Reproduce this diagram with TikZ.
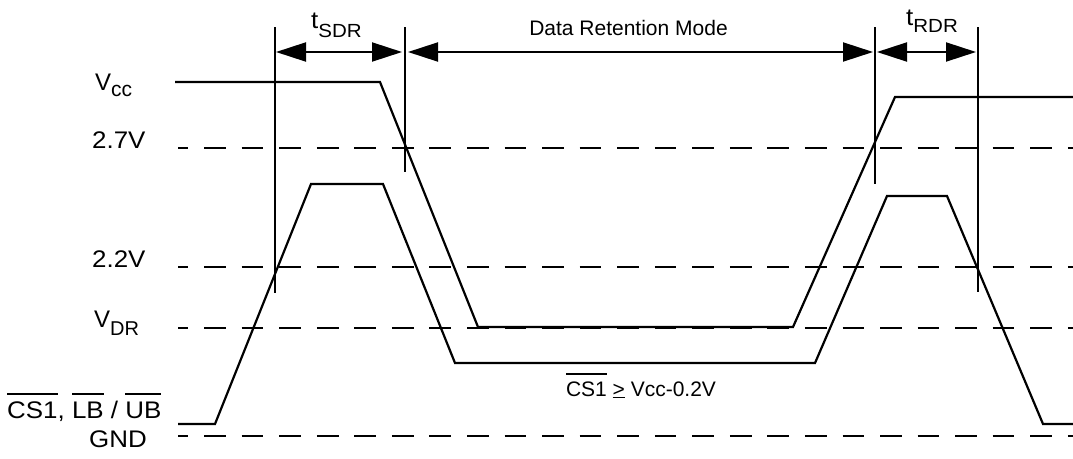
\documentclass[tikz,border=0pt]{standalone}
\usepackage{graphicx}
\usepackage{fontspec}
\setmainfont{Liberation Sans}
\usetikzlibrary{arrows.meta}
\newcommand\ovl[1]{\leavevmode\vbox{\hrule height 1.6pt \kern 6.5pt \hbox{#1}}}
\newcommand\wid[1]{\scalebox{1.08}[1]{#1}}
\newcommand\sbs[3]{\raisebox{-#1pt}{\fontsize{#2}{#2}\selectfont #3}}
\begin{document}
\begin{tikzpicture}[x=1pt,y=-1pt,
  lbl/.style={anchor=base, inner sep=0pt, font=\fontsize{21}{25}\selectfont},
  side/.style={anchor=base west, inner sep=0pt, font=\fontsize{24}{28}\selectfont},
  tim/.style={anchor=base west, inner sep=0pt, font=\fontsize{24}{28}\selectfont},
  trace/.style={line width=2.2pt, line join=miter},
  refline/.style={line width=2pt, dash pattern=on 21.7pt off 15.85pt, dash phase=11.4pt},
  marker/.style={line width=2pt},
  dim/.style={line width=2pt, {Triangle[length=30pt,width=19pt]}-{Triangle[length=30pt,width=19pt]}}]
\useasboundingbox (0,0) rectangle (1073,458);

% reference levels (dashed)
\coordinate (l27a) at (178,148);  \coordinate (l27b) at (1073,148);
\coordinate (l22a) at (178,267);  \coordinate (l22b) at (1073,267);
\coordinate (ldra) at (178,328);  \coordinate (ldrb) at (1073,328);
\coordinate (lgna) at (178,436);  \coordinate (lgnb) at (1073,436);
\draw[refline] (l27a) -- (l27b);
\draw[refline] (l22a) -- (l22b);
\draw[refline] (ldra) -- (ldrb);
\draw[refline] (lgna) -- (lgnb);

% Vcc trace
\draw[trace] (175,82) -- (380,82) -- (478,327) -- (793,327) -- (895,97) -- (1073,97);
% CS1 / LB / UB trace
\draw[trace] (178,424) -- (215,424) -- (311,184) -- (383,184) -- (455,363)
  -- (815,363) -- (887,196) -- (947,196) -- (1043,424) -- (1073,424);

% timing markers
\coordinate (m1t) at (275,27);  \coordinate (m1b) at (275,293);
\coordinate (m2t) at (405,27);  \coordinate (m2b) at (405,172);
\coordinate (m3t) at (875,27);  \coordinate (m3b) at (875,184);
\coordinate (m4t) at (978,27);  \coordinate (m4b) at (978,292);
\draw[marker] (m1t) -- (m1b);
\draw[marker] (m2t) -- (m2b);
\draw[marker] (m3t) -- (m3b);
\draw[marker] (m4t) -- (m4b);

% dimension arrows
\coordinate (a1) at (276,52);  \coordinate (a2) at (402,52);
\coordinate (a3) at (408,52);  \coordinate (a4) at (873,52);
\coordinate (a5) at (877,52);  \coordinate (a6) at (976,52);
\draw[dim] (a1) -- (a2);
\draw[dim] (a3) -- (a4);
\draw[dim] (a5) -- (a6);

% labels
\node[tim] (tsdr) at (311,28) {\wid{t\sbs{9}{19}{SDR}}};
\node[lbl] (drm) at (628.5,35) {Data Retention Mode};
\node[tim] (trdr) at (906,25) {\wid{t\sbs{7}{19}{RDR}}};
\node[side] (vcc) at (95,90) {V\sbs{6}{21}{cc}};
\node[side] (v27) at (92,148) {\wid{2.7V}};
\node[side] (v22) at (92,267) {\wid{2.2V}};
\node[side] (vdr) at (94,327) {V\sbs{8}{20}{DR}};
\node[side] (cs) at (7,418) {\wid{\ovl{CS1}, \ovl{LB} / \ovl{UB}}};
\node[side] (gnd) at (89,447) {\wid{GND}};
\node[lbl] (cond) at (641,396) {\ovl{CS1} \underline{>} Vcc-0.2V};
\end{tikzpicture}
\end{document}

--- Set exercise ---
Copy out the listing exactly as it stands, but not the pictures.

--- Completed task ---
Reproduce this diagram with TikZ.
\documentclass[tikz,border=0pt]{standalone}
\usepackage{graphicx}
\usepackage{fontspec}
\setmainfont{Liberation Sans}
\usetikzlibrary{arrows.meta}
\newcommand\ovl[1]{\leavevmode\vbox{\hrule height 1.6pt \kern 6.5pt \hbox{#1}}}
\newcommand\wid[1]{\scalebox{1.08}[1]{#1}}
\newcommand\sbs[3]{\raisebox{-#1pt}{\fontsize{#2}{#2}\selectfont #3}}
\begin{document}
\begin{tikzpicture}[x=1pt,y=-1pt,
  lbl/.style={anchor=base, inner sep=0pt, font=\fontsize{21}{25}\selectfont},
  side/.style={anchor=base west, inner sep=0pt, font=\fontsize{24}{28}\selectfont},
  tim/.style={anchor=base west, inner sep=0pt, font=\fontsize{24}{28}\selectfont},
  trace/.style={line width=2.2pt, line join=miter},
  refline/.style={line width=2pt, dash pattern=on 21.7pt off 15.85pt, dash phase=11.4pt},
  marker/.style={line width=2pt},
  dim/.style={line width=2pt, {Triangle[length=30pt,width=19pt]}-{Triangle[length=30pt,width=19pt]}}]
\useasboundingbox (0,0) rectangle (1073,458);

% reference levels (dashed)
\coordinate (l27a) at (178,148);  \coordinate (l27b) at (1073,148);
\coordinate (l22a) at (178,267);  \coordinate (l22b) at (1073,267);
\coordinate (ldra) at (178,328);  \coordinate (ldrb) at (1073,328);
\coordinate (lgna) at (178,436);  \coordinate (lgnb) at (1073,436);
\draw[refline] (l27a) -- (l27b);
\draw[refline] (l22a) -- (l22b);
\draw[refline] (ldra) -- (ldrb);
\draw[refline] (lgna) -- (lgnb);

% Vcc trace
\draw[trace] (175,82) -- (380,82) -- (478,327) -- (793,327) -- (895,97) -- (1073,97);
% CS1 / LB / UB trace
\draw[trace] (178,424) -- (215,424) -- (311,184) -- (383,184) -- (455,363)
  -- (815,363) -- (887,196) -- (947,196) -- (1043,424) -- (1073,424);

% timing markers
\coordinate (m1t) at (275,27);  \coordinate (m1b) at (275,293);
\coordinate (m2t) at (405,27);  \coordinate (m2b) at (405,172);
\coordinate (m3t) at (875,27);  \coordinate (m3b) at (875,184);
\coordinate (m4t) at (978,27);  \coordinate (m4b) at (978,292);
\draw[marker] (m1t) -- (m1b);
\draw[marker] (m2t) -- (m2b);
\draw[marker] (m3t) -- (m3b);
\draw[marker] (m4t) -- (m4b);

% dimension arrows
\coordinate (a1) at (276,52);  \coordinate (a2) at (402,52);
\coordinate (a3) at (408,52);  \coordinate (a4) at (873,52);
\coordinate (a5) at (877,52);  \coordinate (a6) at (976,52);
\draw[dim] (a1) -- (a2);
\draw[dim] (a3) -- (a4);
\draw[dim] (a5) -- (a6);

% labels
\node[tim] (tsdr) at (311,28) {\wid{t\sbs{9}{19}{SDR}}};
\node[lbl] (drm) at (628.5,35) {Data Retention Mode};
\node[tim] (trdr) at (906,25) {\wid{t\sbs{7}{19}{RDR}}};
\node[side] (vcc) at (95,90) {V\sbs{6}{21}{cc}};
\node[side] (v27) at (92,148) {\wid{2.7V}};
\node[side] (v22) at (92,267) {\wid{2.2V}};
\node[side] (vdr) at (94,327) {V\sbs{8}{20}{DR}};
\node[side] (cs) at (7,418) {\wid{\ovl{CS1}, \ovl{LB} / \ovl{UB}}};
\node[side] (gnd) at (89,447) {\wid{GND}};
\node[lbl] (cond) at (641,396) {\ovl{CS1} \underline{>} Vcc-0.2V};
\end{tikzpicture}
\end{document}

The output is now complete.